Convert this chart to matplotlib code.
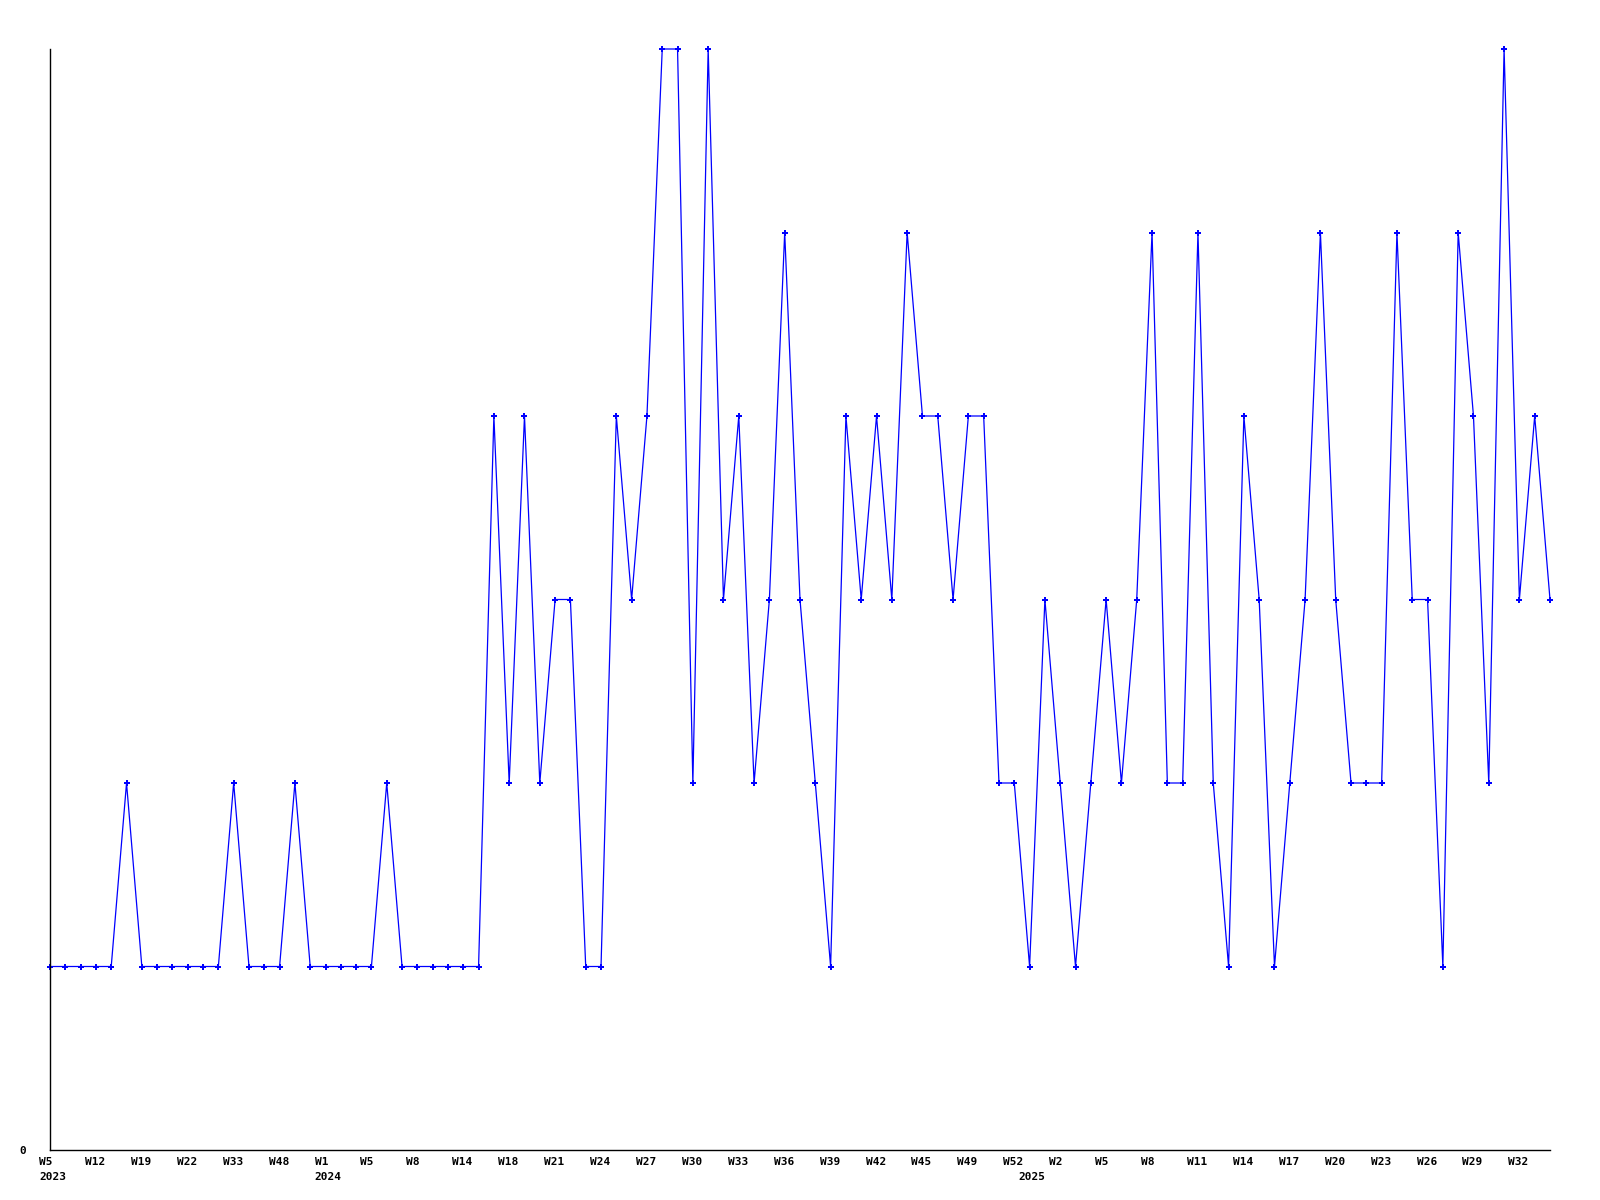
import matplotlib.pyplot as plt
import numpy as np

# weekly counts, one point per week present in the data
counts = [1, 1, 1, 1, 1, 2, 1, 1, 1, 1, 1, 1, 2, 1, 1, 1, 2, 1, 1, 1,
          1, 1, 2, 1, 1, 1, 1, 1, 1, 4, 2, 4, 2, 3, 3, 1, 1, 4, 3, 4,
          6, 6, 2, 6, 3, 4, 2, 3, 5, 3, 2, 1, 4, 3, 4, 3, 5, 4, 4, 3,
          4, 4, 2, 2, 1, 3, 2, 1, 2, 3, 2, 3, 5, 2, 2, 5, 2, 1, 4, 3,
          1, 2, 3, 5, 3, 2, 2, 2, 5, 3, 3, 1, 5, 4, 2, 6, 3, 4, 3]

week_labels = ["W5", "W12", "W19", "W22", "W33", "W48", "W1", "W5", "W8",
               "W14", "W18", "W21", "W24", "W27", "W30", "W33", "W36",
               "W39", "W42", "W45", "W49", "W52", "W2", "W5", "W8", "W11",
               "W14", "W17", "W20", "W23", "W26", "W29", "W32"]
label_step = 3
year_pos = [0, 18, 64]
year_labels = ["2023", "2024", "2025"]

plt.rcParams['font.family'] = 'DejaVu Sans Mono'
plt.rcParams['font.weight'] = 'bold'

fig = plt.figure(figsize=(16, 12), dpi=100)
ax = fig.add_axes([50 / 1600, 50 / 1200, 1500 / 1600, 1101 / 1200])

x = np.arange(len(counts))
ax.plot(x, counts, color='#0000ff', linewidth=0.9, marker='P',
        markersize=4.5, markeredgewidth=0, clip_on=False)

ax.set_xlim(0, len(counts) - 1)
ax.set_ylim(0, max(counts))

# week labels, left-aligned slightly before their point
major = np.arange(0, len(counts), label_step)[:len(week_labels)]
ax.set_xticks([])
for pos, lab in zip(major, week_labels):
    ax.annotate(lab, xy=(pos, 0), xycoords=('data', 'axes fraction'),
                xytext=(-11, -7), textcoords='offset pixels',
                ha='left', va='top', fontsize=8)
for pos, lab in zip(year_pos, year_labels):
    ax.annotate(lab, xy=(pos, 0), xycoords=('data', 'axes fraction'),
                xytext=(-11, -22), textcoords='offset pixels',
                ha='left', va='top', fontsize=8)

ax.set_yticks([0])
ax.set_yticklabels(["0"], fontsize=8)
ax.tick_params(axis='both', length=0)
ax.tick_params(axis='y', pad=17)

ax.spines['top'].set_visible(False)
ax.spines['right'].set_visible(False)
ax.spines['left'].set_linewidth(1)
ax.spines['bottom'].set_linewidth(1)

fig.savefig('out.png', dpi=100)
------------------------------
▶ [WORK TO DO]:
Leave every image out, and retype the material exactly.

▶ [EXERCISE SOLUTION]:
Convert this chart to matplotlib code.
import matplotlib.pyplot as plt
import numpy as np

# weekly counts, one point per week present in the data
counts = [1, 1, 1, 1, 1, 2, 1, 1, 1, 1, 1, 1, 2, 1, 1, 1, 2, 1, 1, 1,
          1, 1, 2, 1, 1, 1, 1, 1, 1, 4, 2, 4, 2, 3, 3, 1, 1, 4, 3, 4,
          6, 6, 2, 6, 3, 4, 2, 3, 5, 3, 2, 1, 4, 3, 4, 3, 5, 4, 4, 3,
          4, 4, 2, 2, 1, 3, 2, 1, 2, 3, 2, 3, 5, 2, 2, 5, 2, 1, 4, 3,
          1, 2, 3, 5, 3, 2, 2, 2, 5, 3, 3, 1, 5, 4, 2, 6, 3, 4, 3]

week_labels = ["W5", "W12", "W19", "W22", "W33", "W48", "W1", "W5", "W8",
               "W14", "W18", "W21", "W24", "W27", "W30", "W33", "W36",
               "W39", "W42", "W45", "W49", "W52", "W2", "W5", "W8", "W11",
               "W14", "W17", "W20", "W23", "W26", "W29", "W32"]
label_step = 3
year_pos = [0, 18, 64]
year_labels = ["2023", "2024", "2025"]

plt.rcParams['font.family'] = 'DejaVu Sans Mono'
plt.rcParams['font.weight'] = 'bold'

fig = plt.figure(figsize=(16, 12), dpi=100)
ax = fig.add_axes([50 / 1600, 50 / 1200, 1500 / 1600, 1101 / 1200])

x = np.arange(len(counts))
ax.plot(x, counts, color='#0000ff', linewidth=0.9, marker='P',
        markersize=4.5, markeredgewidth=0, clip_on=False)

ax.set_xlim(0, len(counts) - 1)
ax.set_ylim(0, max(counts))

# week labels, left-aligned slightly before their point
major = np.arange(0, len(counts), label_step)[:len(week_labels)]
ax.set_xticks([])
for pos, lab in zip(major, week_labels):
    ax.annotate(lab, xy=(pos, 0), xycoords=('data', 'axes fraction'),
                xytext=(-11, -7), textcoords='offset pixels',
                ha='left', va='top', fontsize=8)
for pos, lab in zip(year_pos, year_labels):
    ax.annotate(lab, xy=(pos, 0), xycoords=('data', 'axes fraction'),
                xytext=(-11, -22), textcoords='offset pixels',
                ha='left', va='top', fontsize=8)

ax.set_yticks([0])
ax.set_yticklabels(["0"], fontsize=8)
ax.tick_params(axis='both', length=0)
ax.tick_params(axis='y', pad=17)

ax.spines['top'].set_visible(False)
ax.spines['right'].set_visible(False)
ax.spines['left'].set_linewidth(1)
ax.spines['bottom'].set_linewidth(1)

fig.savefig('out.png', dpi=100)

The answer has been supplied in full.